Cette tournée française dépasse pour l’instant toutes nos attentes. Le public est incroyable, nous venons juste de jouer deux concerts d’affilée qui affichaient complets. Le promoteur (GDP) fait un travail phénoménal, ainsi que les équipes locales et Marie, notre manager sur ce french tour, qui s’assure que tout roule convenablement. Nous ne pourrions être plus reconnaissants, merciii !
Hi Delila, hi Edgey, thanks a lot for answering to our questions ! Our webzine loooves to talk about the connections between rock’n’roll and social issues, that’s why we’re so excited to exchange with you, one of the last true protest band. How do you guys feel in those politically troubled times ?
Thank you. We feel that times have always been politically troubled, but we guess we can all admit that we definitely live in strange times. What surprises us is the silence from rock when other genres and even Hollywood celebrities have been speaking out against the gross injustices and genocide that have been playing out in real time on TV and all over the web. The collective moral cowardace from rock musicians is shameless and has never been more apparant.
You’ve been touring for almost two years now with your third album Running for a Dream which is also the name of one of your track. Since its release, did its meaning evolve with the current changes in your country ?
We don’t see much change in our country. Certain problems may be exacerbated by one administration, as we are seeing with Trump’s aggressive deportation orders and the fascist silencing of student protesters. But it was Obama who deported more immigrants than any other US president in history. These puppet presidents all serve the same master. Our music serves the people. So if anything is evolving, it’s us (the people), not politicians.
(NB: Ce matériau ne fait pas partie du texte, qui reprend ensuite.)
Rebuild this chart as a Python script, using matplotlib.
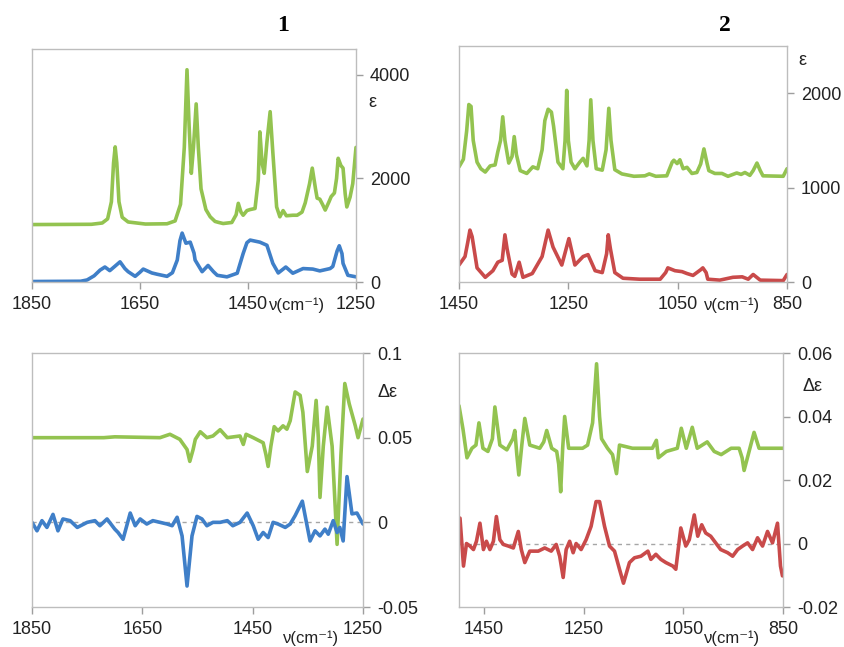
import matplotlib
matplotlib.use('Agg')
import matplotlib.pyplot as plt

plt.rcParams['font.family'] = ['Liberation Sans', 'DejaVu Sans']

verde = '#93C350'
azul = '#3F7FC8'
vermelho = '#C94A4A'
cinza = '#A6A6A6'

# painel 1, absorcao (eps)
nu_1_sup_verde = [1850, 1740, 1720, 1710, 1703, 1699, 1696, 1693, 1689, 1683, 1672, 1640, 1600, 1585,
                  1575, 1568, 1563, 1559, 1555, 1551, 1546, 1542, 1537, 1528, 1520, 1511, 1504, 1496,
                  1480, 1472, 1468, 1463, 1459, 1452, 1446, 1437, 1431, 1428, 1424, 1420, 1415, 1409,
                  1404, 1397, 1391, 1385, 1379, 1367, 1359, 1350, 1344, 1336, 1331, 1325, 1322, 1317,
                  1312, 1307, 1300, 1296, 1290, 1286, 1283, 1278, 1274, 1270, 1267, 1261, 1256, 1250]
eps_1_verde = [1110, 1115, 1140, 1220, 1550, 2300, 2610, 2300, 1550, 1250, 1160, 1120, 1125, 1180,
               1500, 2600, 4100, 3000, 2100, 2600, 3440, 2600, 1800, 1400, 1260, 1170, 1150, 1130,
               1150, 1300, 1520, 1350, 1290, 1380, 1400, 1420, 1970, 2900, 2300, 2100, 2700, 3290,
               2500, 1450, 1260, 1380, 1280, 1290, 1290, 1350, 1530, 1900, 2200, 1800, 1620, 1600,
               1500, 1390, 1550, 1650, 1720, 2000, 2390, 2250, 2200, 1700, 1450, 1640, 1900, 2600]

nu_1_sup_azul = [1850, 1760, 1748, 1735, 1724, 1715, 1706, 1697, 1687, 1678, 1672, 1659, 1650, 1644,
                 1628, 1618, 1600, 1590, 1581, 1576, 1572, 1565, 1557, 1550, 1548, 1535, 1524, 1514,
                 1507, 1489, 1470, 1459, 1452, 1446, 1428, 1415, 1404, 1394, 1380, 1367, 1348, 1330,
                 1317, 1298, 1293, 1285, 1281, 1276, 1274, 1265, 1250]
eps_1_azul = [10, 15, 40, 120, 230, 290, 220, 300, 390, 260, 200, 110, 190, 250,
              175, 150, 110, 180, 425, 800, 945, 750, 770, 560, 425, 200, 320, 200,
              130, 100, 170, 550, 760, 810, 770, 710, 360, 175, 290, 170, 260, 250,
              215, 260, 300, 600, 700, 550, 360, 130, 100]

# painel 2, absorcao (eps)
nu_2_sup_verde = [1450, 1442, 1436, 1432, 1428, 1424, 1417, 1410, 1402, 1393, 1384, 1379, 1374, 1370,
                  1366, 1359, 1353, 1349, 1345, 1338, 1326, 1315, 1306, 1298, 1293, 1287, 1281, 1277,
                  1269, 1260, 1256, 1253, 1250, 1245, 1238, 1229, 1223, 1216, 1212, 1209, 1205, 1199,
                  1188, 1181, 1176, 1172, 1165, 1152, 1130, 1110, 1102, 1090, 1070, 1060, 1057, 1051,
                  1046, 1040, 1033, 1024, 1015, 1008, 1002, 996, 993, 982, 969, 958, 942, 934,
                  927, 918, 912, 905, 899, 894, 857, 850]
eps_2_verde = [1220, 1300, 1600, 1880, 1860, 1500, 1270, 1200, 1165, 1230, 1240, 1380, 1500, 1750,
               1500, 1260, 1330, 1540, 1350, 1180, 1150, 1220, 1200, 1400, 1710, 1830, 1800, 1650,
               1270, 1200, 1500, 2030, 1500, 1270, 1200, 1270, 1310, 1230, 1500, 1930, 1500, 1200,
               1185, 1400, 1840, 1500, 1190, 1145, 1120, 1125, 1145, 1120, 1125, 1270, 1290, 1255,
               1295, 1200, 1215, 1150, 1160, 1250, 1410, 1250, 1180, 1150, 1150, 1120, 1155, 1140,
               1160, 1130, 1180, 1260, 1180, 1125, 1120, 1200]

nu_2_sup_vermelho = [1450, 1439, 1434, 1430, 1426, 1417, 1402, 1388, 1379, 1371, 1366, 1362, 1353, 1348,
                     1340, 1333, 1316, 1298, 1287, 1278, 1262, 1249, 1238, 1223, 1214, 1201, 1188, 1180,
                     1177, 1173, 1165, 1150, 1120, 1082, 1072, 1068, 1055, 1042, 1033, 1022, 1008, 1004,
                     998, 995, 973, 949, 932, 921, 912, 899, 857, 850]
eps_2_vermelho = [180, 270, 420, 550, 480, 150, 50, 120, 210, 230, 500, 350, 85, 60,
                  210, 50, 90, 270, 550, 370, 180, 460, 180, 270, 290, 120, 100, 300,
                  500, 350, 100, 40, 30, 30, 100, 150, 120, 110, 90, 70, 130, 150,
                  100, 30, 20, 50, 55, 30, 80, 20, 15, 80]

# painel 1, dicroismo (delta eps)
nu_1_inf_verde = [1850, 1720, 1700, 1618, 1600, 1582, 1569, 1564, 1558, 1554, 1545, 1533, 1522, 1509,
                  1496, 1473, 1467, 1462, 1449, 1431, 1426, 1422, 1417, 1411, 1404, 1395, 1388, 1382,
                  1373, 1364, 1359, 1351, 1342, 1335, 1331, 1328, 1322, 1315, 1306, 1297, 1290, 1283,
                  1275, 1264, 1259, 1250]
deps_1_verde = [0.050, 0.050, 0.0505, 0.050, 0.052, 0.049, 0.043, 0.036, 0.043, 0.049, 0.0535, 0.050, 0.051, 0.0547,
                0.050, 0.051, 0.046, 0.052, 0.050, 0.047, 0.040, 0.033, 0.045, 0.0565, 0.054, 0.057, 0.055, 0.060,
                0.077, 0.075, 0.065, 0.030, 0.045, 0.072, 0.050, 0.0147, 0.045, 0.068, 0.045, -0.013, 0.040, 0.082,
                0.070, 0.057, 0.050, 0.061]

nu_1_inf_azul = [1850, 1841, 1832, 1823, 1812, 1803, 1794, 1781, 1768, 1750, 1736, 1727, 1714, 1700,
                 1694, 1685, 1672, 1663, 1654, 1642, 1631, 1618, 1605, 1596, 1587, 1578, 1569, 1560,
                 1551, 1542, 1533, 1522, 1509, 1496, 1486, 1473, 1460, 1449, 1440, 1431, 1422, 1413,
                 1404, 1391, 1382, 1373, 1360, 1355, 1346, 1337, 1328, 1319, 1313, 1304, 1297, 1292,
                 1286, 1279, 1270, 1261, 1250]
deps_1_azul = [0.0, -0.005, 0.001, -0.003, 0.0047, -0.005, 0.002, 0.001, -0.003, 0.0, 0.001, -0.002, 0.002, -0.004,
               -0.006, -0.010, 0.0055, -0.002, 0.002, -0.001, 0.001, 0.0, -0.001, -0.002, 0.003, -0.008, -0.0376, -0.008,
               0.0035, 0.002, -0.002, 0.0, 0.0, 0.001, -0.002, 0.0, 0.0055, -0.002, -0.010, -0.006, -0.009, 0.0,
               -0.001, -0.003, -0.001, 0.004, 0.0125, 0.004, -0.011, -0.005, -0.008, -0.004, -0.007, 0.001, -0.006, -0.003,
               -0.011, 0.027, 0.005, 0.0055, -0.001]

# painel 2, dicroismo (delta eps)
nu_2_inf_verde = [1500, 1492, 1484, 1474, 1466, 1460, 1452, 1442, 1433, 1428, 1418, 1404, 1392, 1388,
                  1384, 1380, 1374, 1368, 1358, 1338, 1330, 1324, 1314, 1304, 1300, 1296, 1292, 1288,
                  1280, 1264, 1252, 1242, 1232, 1224, 1218, 1214, 1202, 1192, 1184, 1178, 1152, 1112,
                  1104, 1100, 1084, 1062, 1054, 1044, 1032, 1022, 1002, 988, 974, 954, 938, 932,
                  928, 918, 908, 898, 850]
deps_2_verde = [0.0434, 0.036, 0.027, 0.030, 0.031, 0.038, 0.030, 0.029, 0.033, 0.043, 0.031, 0.0295, 0.033, 0.0356,
                0.028, 0.0216, 0.031, 0.0394, 0.031, 0.030, 0.032, 0.0356, 0.030, 0.029, 0.025, 0.0163, 0.030, 0.040,
                0.030, 0.030, 0.030, 0.031, 0.038, 0.0566, 0.040, 0.033, 0.030, 0.028, 0.022, 0.031, 0.030, 0.030,
                0.0325, 0.027, 0.029, 0.030, 0.0363, 0.030, 0.0366, 0.030, 0.032, 0.029, 0.028, 0.030, 0.030, 0.027,
                0.023, 0.029, 0.035, 0.030, 0.030]

nu_2_inf_vermelho = [1498, 1491, 1485, 1478, 1471, 1465, 1458, 1451, 1445, 1438, 1431, 1425, 1418, 1411,
                     1401, 1391, 1381, 1375, 1368, 1358, 1341, 1328, 1315, 1305, 1298, 1291, 1285, 1278,
                     1271, 1265, 1255, 1245, 1235, 1225, 1218, 1208, 1198, 1188, 1178, 1170, 1158, 1148,
                     1135, 1121, 1115, 1105, 1095, 1085, 1071, 1065, 1055, 1045, 1038, 1028, 1021, 1013,
                     1005, 995, 985, 975, 961, 951, 941, 931, 921, 911, 901, 891, 881, 871,
                     861, 855, 851]
deps_2_vermelho = [0.008, -0.0071, 0.0, -0.0008, -0.0019, 0.0007, 0.0064, -0.0019, 0.0007, -0.0019, 0.0007, 0.0085, 0.0012, -0.0003,
                   -0.0008, -0.0014, 0.0038, -0.0019, -0.006, -0.0024, -0.0024, -0.0014, -0.0024, -0.0003, -0.004, -0.0107, -0.0019, 0.0007,
                   -0.0029, 0.0, -0.0019, 0.0012, 0.0054, 0.0132, 0.0132, 0.0054, -0.0008, -0.0024, -0.0081, -0.0125, -0.006, -0.0045,
                   -0.004, -0.0024, -0.005, -0.0034, -0.005, -0.006, -0.0071, -0.0081, 0.0049, -0.0008, 0.0012, 0.009, 0.0023, 0.0059,
                   0.0033, 0.0023, 0.0002, -0.0019, -0.0029, -0.004, -0.0019, -0.0008, 0.0002, -0.0019, 0.0018, -0.0008, 0.0038, 0.0002,
                   0.0064, -0.0071, -0.0102]

ticks_x_1 = [1850, 1650, 1450, 1250]
ticks_x_2 = [1450, 1250, 1050, 850]


def preparar_eixo(eixo, limites_x, limites_y, ticks_x, ticks_y, rotulos_y):
    eixo.set_xlim(*limites_x)
    eixo.set_ylim(*limites_y)
    eixo.set_xticks(ticks_x)
    eixo.set_yticks(ticks_y)
    eixo.set_yticklabels(rotulos_y)
    eixo.yaxis.tick_right()
    for lado in eixo.spines.values():
        lado.set_color('#BDBDBD')
        lado.set_linewidth(1.0)
    eixo.tick_params(axis='both', direction='out', length=5, width=1, color='#9E9E9E',
                     labelsize=13, labelcolor='#222222', pad=5)


def tracar(eixo, nu, valores, cor):
    eixo.plot(nu, valores, color=cor, lw=2.6, solid_joinstyle='round', solid_capstyle='round')


figura = plt.figure(figsize=(8.45, 6.47), dpi=100)
eixo_a = figura.add_axes([0.0379, 0.5641, 0.3834, 0.3601])
eixo_b = figura.add_axes([0.5432, 0.5641, 0.3882, 0.3648])
eixo_c = figura.add_axes([0.0379, 0.0618, 0.3917, 0.3926])
eixo_d = figura.add_axes([0.5432, 0.0618, 0.3834, 0.3926])

tracar(eixo_a, nu_1_sup_verde, eps_1_verde, verde)
tracar(eixo_a, nu_1_sup_azul, eps_1_azul, azul)
preparar_eixo(eixo_a, (1850, 1250), (0, 4500), ticks_x_1, [0, 2000, 4000], ['0', '2000', '4000'])

tracar(eixo_b, nu_2_sup_verde, eps_2_verde, verde)
tracar(eixo_b, nu_2_sup_vermelho, eps_2_vermelho, vermelho)
preparar_eixo(eixo_b, (1450, 850), (0, 2500), ticks_x_2, [0, 1000, 2000], ['0', '1000', '2000'])

eixo_c.axhline(0, color=cinza, lw=1, ls=(0, (3, 3)), zorder=1)
tracar(eixo_c, nu_1_inf_verde, deps_1_verde, verde)
tracar(eixo_c, nu_1_inf_azul, deps_1_azul, azul)
preparar_eixo(eixo_c, (1850, 1250), (-0.05, 0.1), ticks_x_1, [-0.05, 0, 0.05, 0.1],
              ['-0.05', '0', '0.05', '0.1'])

eixo_d.axhline(0, color=cinza, lw=1, ls=(0, (3, 3)), zorder=1)
tracar(eixo_d, nu_2_inf_verde, deps_2_verde, verde)
tracar(eixo_d, nu_2_inf_vermelho, deps_2_vermelho, vermelho)
preparar_eixo(eixo_d, (1500, 850), (-0.02, 0.06), ticks_x_2, [-0.02, 0, 0.02, 0.04, 0.06],
              ['-0.02', '0', '0.02', '0.04', '0.06'])

# titulos e rotulos dos eixos
titulo = dict(family='Liberation Serif', weight='bold', fontsize=17, ha='center', va='center')
figura.text(0.335, 0.961, '1', **titulo)
figura.text(0.858, 0.961, '2', **titulo)

rotulo = dict(fontsize=13, ha='center', va='center', color='#222222')
figura.text(0.441, 0.841, 'ε', **rotulo)
figura.text(0.950, 0.907, 'ε', **rotulo)
figura.text(0.459, 0.394, 'Δε', **rotulo)
figura.text(0.962, 0.402, 'Δε', **rotulo)
rotulo_nu = dict(fontsize=12, ha='center', va='center', color='#222222')
for x, y in [(0.352, 0.528), (0.866, 0.528), (0.368, 0.014), (0.866, 0.014)]:
    figura.text(x, y, 'ν(cm⁻¹)', **rotulo_nu)

figura.savefig('out.png', dpi=100)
During your interviews, you sometimes criticize the rock scene for its lack of commitment and unity. Wouldn’t it be the best times now to renew the revolutionnary spirit of rock’n’roll ? Which concrete actions rock bands should organize to do so ?
What we noticed about rock as a genre is that the people are always ahead of the bands. The fans embody the revolutionary spirit, but overall the mainstream bands refuse to bring it. We believe there are a lot of small bands that do have the spirit though. What we need to do is organize because too many of our idols have left us all for dead.
What would be cool to see is some kind of network or organization put together by bands where we can all easily help each other out with booking shows, sharing backline, van rentals, sleeping accomodations, etc. A more practical way of helping each other and make us stronger against the giant companies that are exploiting us. We wish we knew how to get this started, but we are down to help in any way we can. We don’t have the answers. But we do know that this level of organization builds solidarity and radicalizes folks, which is why the powers that be don’t want us to do it.
To give an example, as we write this we are literally sitting in a sprinter van that is very expensive and rented from some company that only cares about profits. And they make us pay in full before picking up the van! How awesome would it be if some kind of collective organization of musicians owned the vans, the backline, and offered help on the road? Not to mention, the power we would have as workers every time a label or big ticket company tries to screw us, as so often happens. Maybe what we’re talking about is one big radical union!
You declared you wanted your band to transform people’s life. How’s this project going so far ?
Art is one of the most effective mediums to transform people’s lives. It’s the heart-felt stories from people that we meet at our shows or the messages that we receive on socials that keep us going. These small revolutions have the potential to snowball into something much bigger – but it takes a lot of solidarity and organizing. There is work to do! Pete Seeger worded it best when he said, « If music alone could change the world, then I would only be a musician. »
You have no manager, no record label, you create your own merch and artwork. Is DIY a way to reach a true rock’n’roll authenticity ?
DIY is a necessity. It’s either do it yourself or nothing gets done. It’s very fulfilling, but not always fun.
I now have some flash questions to you :
- The most political rock band ever ?
Victor Jara! He is not a band, but who cares.
- The most rock’n’roll politician ever ?
No such thing. We hate seeing Obama and Jimmy Carter in almost every rock documentary. It makes no sense. Our values are not aligned with war criminals. And if anyone things Carter is not in that category, we would strongly comment they read about the genocide in East Timor and the arms renewal the so-called « peace president » signed with the most brutal dictator of the region.
- The ultimate protest song ?
There isn’t one in particular. Protest songs serve specific movements in history and all have the same purpose. « Manifesto » by Victor Jara and « We Shall Overcome » are great examples.
- Any song, book or film any politicized artist should know ?
A People’s History of the United States by Howard Zinn.
And one last question. You’re now a few days ahead of your french tour. What do you expect from your stay in France ?
The France tour so far exceeds all of our expectations. The crowds are incredible, we just played two sold out shows in a row, the promoter (GDP) is doing a phenomenal job, and the local crews and our French tour manager, Marie, is making sure everything runs smoothly. We couldn’t be any more grateful. Merci!!!